BAL HARBOUR, Fla. — Working around the clock to make its Basel week deadline, Lanvin last week opened its first U.S. store at Bal Harbour Shops.
The grand opening party on Dec. 4, set to the tune of chanson française with miniature croque-monsieurs and tropical drinks served with umbrellas, a witty homage to its new hometown along with a Christmas tree decorated with parrot plush toys, managed to wrangle a chic crowd despite severe event competition.
“We think a sophisticated consumer exists here,” said Lanvin chief executive officer Thierry Andretta, predicting a strong mix of South Floridians and South Americans. “We don’t have major distribution in this region, so the market really needed a store.”
Regarding the unusual point of entry, he cited additional opportunities, like reaching a wide spectrum of international tourists and securing a coveted space in the luxury center. Due to its significantly smaller size for the company, the 2,100-square-foot boutique only stocks women’s wear and accessories, plus capsule lines for modern bridal, embroidered denim, loungewear, tailoring and long gowns, and items from the 22 Faubourg and 120th Anniversary collections.
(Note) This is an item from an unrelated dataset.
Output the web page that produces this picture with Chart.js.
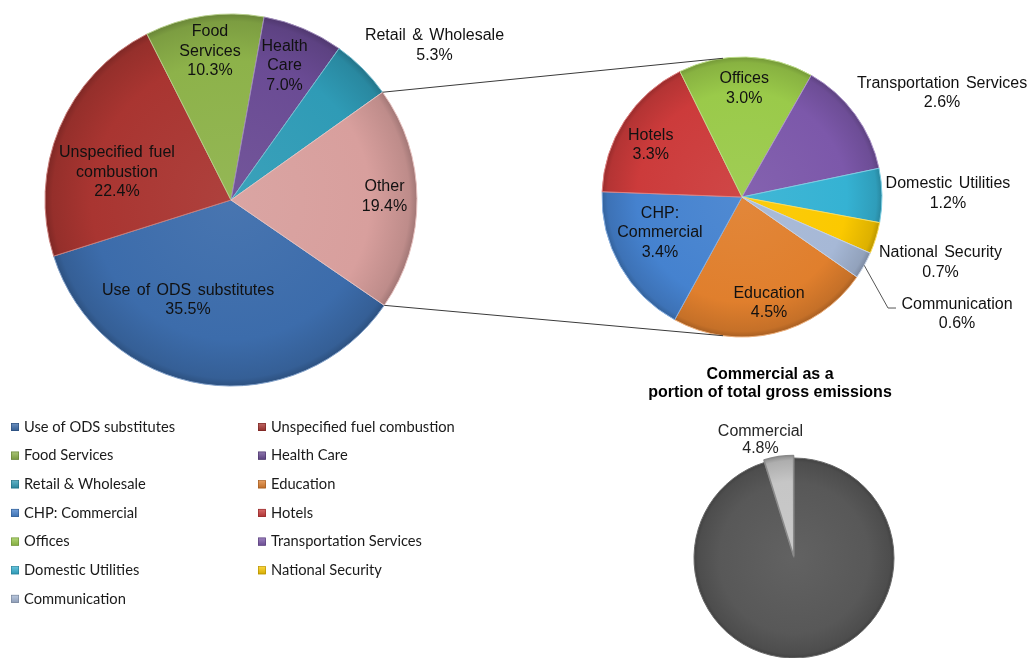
<!DOCTYPE html>
<html><head><meta charset="utf-8">
<script src="https://cdn.jsdelivr.net/npm/chart.js@4.4.1/dist/chart.umd.min.js"></script>
<style>
html,body{margin:0;padding:0;background:#fff;}
#wrap{position:relative;width:1032px;height:658px;overflow:hidden;background:#fff;}
#wrap canvas{position:absolute;left:0;top:0;}
</style></head><body>
<div id="wrap">
<canvas id="c1" width="1032" height="658"></canvas>
<canvas id="c2" width="1032" height="658"></canvas>
<canvas id="c3" width="1032" height="658"></canvas>
</div>
<script>
// ---------- DATA ----------
const mainLabels = ['Use of ODS substitutes','Unspecified fuel combustion','Food Services','Health Care','Retail & Wholesale','Other'];
const mainValues = [35.5, 22.4, 10.3, 7.0, 5.3, 19.4];
const otherLabels = ['Education','CHP: Commercial','Hotels','Offices','Transportation Services','Domestic Utilities','National Security','Communication'];
const otherValues = [4.5, 3.4, 3.3, 3.0, 2.6, 1.2, 0.7, 0.6];
const totalLabels = ['Non-commercial','Commercial'];
const totalValues = [95.2, 4.8];
const totalTitle = ['Commercial as a','portion of total gross emissions'];

// ---------- STYLE ----------
const mainColors = ['#3c6cab','#a93531','#8db24a','#6a4b94','#2f9bb6','#d89f9d'];
const otherColors = ['#e07f2d','#4582cf','#cc3b3b','#9aca4a','#7c58aa','#35b2d3','#fbc900','#a6b8d6'];
const totalColors = ['#585858','#c6c6c6'];
const FONT = "'Liberation Sans', Arial, sans-serif";
const LINE = 19.5;

// label text line breaks (display only)
const mainLines = [['Use of ODS substitutes'],['Unspecified fuel','combustion'],['Food','Services'],['Health','Care'],['Retail & Wholesale'],['Other']];
const otherLines = [['Education'],['CHP:','Commercial'],['Hotels'],['Offices'],['Transportation Services'],['Domestic Utilities'],['National Security'],['Communication']];
// label anchor positions relative to pie centre, in radius units
const mainPos = [[-0.231,0.537],[-0.613,-0.148],[-0.113,-0.800],[0.288,-0.720],[1.094,-0.830],[0.825,-0.018]];
const otherPos = [[0.193,0.757],[-0.586,0.256],[-0.652,-0.369],[0.016,-0.776],[1.429,-0.743],[1.471,-0.026],[1.418,0.468],[1.536,0.837]];

function rgb(h){h=h.replace('#','');return [0,2,4].map(i=>parseInt(h.substr(i,2),16));}
function mix(h,t,a){return 'rgb('+rgb(h).map(v=>Math.round(v+(t-v)*a)).join(',')+')';}
function radialFill(colors, radius){
  return (c)=>{
    const ch=c.chart, ca=ch.chartArea, base=colors[(c.dataIndex||0)%colors.length];
    if(!ca) return base;
    const cx=(ca.left+ca.right)/2, cy=(ca.top+ca.bottom)/2;
    const g=ch.ctx.createRadialGradient(cx,cy,0,cx,cy,radius);
    g.addColorStop(0, mix(base,255,0.06));
    g.addColorStop(0.75, base);
    g.addColorStop(0.96, mix(base,0,0.12));
    g.addColorStop(1, mix(base,0,0.25));
    return g;
  };
}
function labelPlugin(id, lines, values, pos, color){
  return {id, afterDatasetsDraw(chart){
    const ctx=chart.ctx, arcs=chart.getDatasetMeta(0).data;
    ctx.save(); ctx.font='16px '+FONT; ctx.fillStyle=color||'#111';
    ctx.textAlign='center'; ctx.textBaseline='middle';
    if ('wordSpacing' in ctx) ctx.wordSpacing='2px';
    lines.forEach((ln,i)=>{
      if(!pos[i]) return;
      const p=arcs[i].getProps(['x','y','outerRadius'],true);
      const px=p.x+p.outerRadius*pos[i][0], py=p.y+p.outerRadius*pos[i][1];
      const all=ln.concat([values[i].toFixed(1)+'%']);
      const n=all.length;
      all.forEach((t,k)=>ctx.fillText(t,px,py+(k-(n-1)/2)*LINE));
    });
    ctx.restore();
  }};
}
const legendPlugin = {id:'legendGrid', afterDraw(chart){
  const ctx=chart.ctx;
  const items=[], cols=[];
  mainLabels.forEach((l,i)=>{ if(l!=='Other'){items.push(l); cols.push(mainColors[i]);} });
  otherLabels.forEach((l,i)=>{items.push(l); cols.push(otherColors[i]);});
  ctx.save(); ctx.font="14.7px Lato, 'Open Sans', sans-serif"; ctx.textBaseline='middle'; ctx.textAlign='left';
  items.forEach((t,i)=>{
    const col=i%2, row=Math.floor(i/2);
    const sx=col?258:11, y=427+row*28.65;
    const g=ctx.createLinearGradient(0,y-4,0,y+4);
    g.addColorStop(0,mix(cols[i],255,0.25)); g.addColorStop(1,mix(cols[i],0,0.15));
    ctx.fillStyle=g; ctx.fillRect(sx,y-4,8,8);
    ctx.strokeStyle=mix(cols[i],0,0.3); ctx.lineWidth=0.6; ctx.strokeRect(sx+0.3,y-3.7,7.4,7.4);
    ctx.fillStyle='#1a1a1a'; ctx.fillText(t,sx+13,y);
  });
  ctx.restore();
}};

const common = {responsive:false, animation:false, events:[], devicePixelRatio:1,
  plugins:{legend:{display:false}, tooltip:{enabled:false}}};

const mainChart = new Chart(document.getElementById('c1'), {
  type:'pie',
  data:{labels:mainLabels, datasets:[{data:mainValues, backgroundColor:radialFill(mainColors,186),
    borderColor:mainColors.map(c=>mix(c,255,0.35)), borderWidth:1}]},
  options:Object.assign({}, common, {rotation:124.5, radius:186,
    layout:{padding:{left:45,top:14,right:615,bottom:272}}}),
  plugins:[labelPlugin('mainLabels', mainLines, mainValues, mainPos), legendPlugin]
});

const connectorPlugin = {id:'connectors', afterDatasetsDraw(chart){
  const ctx=chart.ctx;
  const m=mainChart.getDatasetMeta(0).data[mainLabels.indexOf('Other')].getProps(['x','y','outerRadius','startAngle','endAngle'],true);
  const arcs=chart.getDatasetMeta(0).data;
  const s=arcs[0].getProps(['x','y','outerRadius'],true);
  const a1=-Math.PI/2-0.136, a2=Math.PI/2+0.136;
  ctx.save(); ctx.strokeStyle='#3a3a3a'; ctx.lineWidth=1;
  ctx.beginPath();
  ctx.moveTo(m.x+m.outerRadius*Math.cos(m.startAngle), m.y+m.outerRadius*Math.sin(m.startAngle));
  ctx.lineTo(s.x+s.outerRadius*Math.cos(a1), s.y+s.outerRadius*Math.sin(a1));
  ctx.moveTo(m.x+m.outerRadius*Math.cos(m.endAngle), m.y+m.outerRadius*Math.sin(m.endAngle));
  ctx.lineTo(s.x+s.outerRadius*Math.cos(a2), s.y+s.outerRadius*Math.sin(a2));
  ctx.stroke();
  // leader line for Communication
  const ci=otherLabels.indexOf('Communication');
  const c=arcs[ci].getProps(['x','y','outerRadius','startAngle','endAngle'],true);
  const mid=(c.startAngle+c.endAngle)/2, r=c.outerRadius;
  ctx.strokeStyle='#555'; ctx.beginPath();
  ctx.moveTo(c.x+r*Math.cos(mid), c.y+r*Math.sin(mid));
  ctx.lineTo(c.x+r*1.043, c.y+r*0.793);
  ctx.lineTo(c.x+r*1.10, c.y+r*0.793);
  ctx.stroke();
  ctx.restore();
}};

const otherChart = new Chart(document.getElementById('c2'), {
  type:'pie',
  data:{labels:otherLabels, datasets:[{data:otherValues, backgroundColor:radialFill(otherColors,140),
    borderColor:otherColors.map(c=>mix(c,255,0.35)), borderWidth:1}]},
  options:Object.assign({}, common, {rotation:124.8, radius:140,
    layout:{padding:{left:602,top:57,right:150,bottom:321}}}),
  plugins:[labelPlugin('otherLabels', otherLines, otherValues, otherPos), connectorPlugin]
});

const totalPlugin = {id:'totalText', afterDatasetsDraw(chart){
  const ctx=chart.ctx, arcs=chart.getDatasetMeta(0).data;
  const p=arcs[1].getProps(['x','y','outerRadius'],true);
  ctx.save(); ctx.textAlign='center'; ctx.textBaseline='middle';
  ctx.font='bold 16px '+FONT; ctx.fillStyle='#000';
  totalTitle.forEach((t,k)=>ctx.fillText(t,770,375+k*17.5));
  ctx.font='16px '+FONT; ctx.fillStyle='#262626';
  const px=p.x-0.335*p.outerRadius, py=p.y-1.175*p.outerRadius;
  ctx.fillText(totalLabels[1], px, py-LINE/2+0.5);
  ctx.fillText(totalValues[1].toFixed(1)+'%', px, py+LINE/2-1.5);
  ctx.restore();
}};

const totalChart = new Chart(document.getElementById('c3'), {
  type:'pie',
  data:{labels:totalLabels, datasets:[{data:totalValues, backgroundColor:radialFill(totalColors,100),
    borderColor:['#6a6a6a','#8a8a8a'], borderWidth:[1,1.5], offset:[0,6]}]},
  options:Object.assign({}, common, {rotation:0, radius:100,
    layout:{padding:{left:694,top:458,right:138,bottom:0}}}),
  plugins:[totalPlugin]
});
</script>
</body></html>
Andretta said the brand would consider opening a separate men’s store.
“We hit a saturation point with wholesale accounts throughout the U.S. in general, so we’re concentrating on retail,” he said of a slow growth plan that includes a men’s and women’s store scheduled to open in February in Las Vegas. “Our main retail areas of focus are China and the U.S.”
The day of the party, shoppers banged on the boutique’s locked doors, begging to buy merchandise before jetting home from Miami Art Basel. Those who were allowed a preview included John McEnroe and his wife, Patty Smyth. Saddled with a pre-collection deadline and four atelier assistants out on maternity leave, designer Alber Elbaz couldn’t make the opening event.
“[McEnroe] was very good at advising [Smyth],” said Alex Koo, director of merchandising, who dressed windows with a one-shoulder gown, and a matching cami and pant set in vibrantly colored washed silks. “We expect color and lightweight, travel fabrics to go over well here. We’ll definitely think about expanding into swimwear too.”
Described as an apartment where a woman can feel as comfortable as being in her boudoir, the store’s design has Versailles wood parquet floors, cement, and walls of mirror, blackened steel display cubbyholes and blown-up, vintage photos of Jeanne Lanvin. Antique chandeliers and benches in textured, black materials from wool to mink fur enhance the residential mood.
“We didn’t want it to be like other luxury stores that try to impress with intimidating, slick design. It’s more about showing off the clothes and creating an emotional setting here,” said Koo.